Pentagon officials gave few specifics of the operation, which comes during a flare-up of violence across the country. A few hours after the special forces squad disappeared on Tuesday, a Chinook helicopter sent to support it was shot down with the loss of all 16 men on board.
The deadly hit was described as "a lucky shot" by Pentagon commanders.
But it was the heaviest single combat loss since President George Bush sent US troops and warplanes to help topple the former Taliban regime in 2001.
A senior US official said the rescued soldier, a member of a special forces reconnaissance team in Kunar province, was "in good shape." Apparently he had not been captured - as the Taliban claimed was the case for at least one of the missing men.

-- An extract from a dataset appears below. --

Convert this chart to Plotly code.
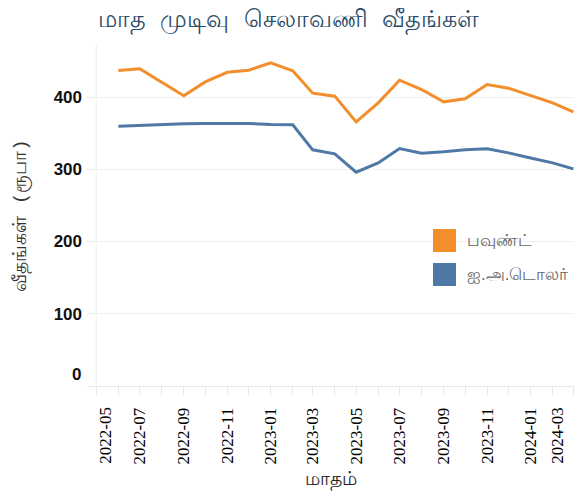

An intense search continues for the rest of the squad and further military clashes are likely. The area is mountainous, wooded and demanding, with a high likelihood of enemy contact, one US official said. Bad weather has impeded the rescue efforts. No contact has been made with other members of the missing squad since they first called for reinforcements on Tuesday, radioing that they had been engaged by insurgents. US officials maintain they are probably still alive, and reject Taliban claims they have been taken prisoner.
The clashes in Kunar come when US and Afghan forces are dealing with some of the most determined resistance since 2001, almost certainly aimed at disrupting the elections scheduled later this year.
Six Afghan soldiers and police officers were killed by a roadside bomb on Saturday in Paktika province east of the major city of Kandahar in the south of the country. Two policemen died in clashes with militants in Uruzgan province to the north of the city.
US and Afghan forces killed five suspected rebels in fighting in the south yesterday, while gunmen on motorbikes shot and killed a senior pro-government cleric. Ten suspected insurgents were also captured,as coalition troops and Afghan police raided a rebel camp in the area.
Even as the fighting intensified, reconciliation efforts are under way between the government of President Hamid Karzai and the rebels.
On Saturday, 57 suspected insurgents were released from Bagram air base near Kabul after they promised to lay down their arms and support the government.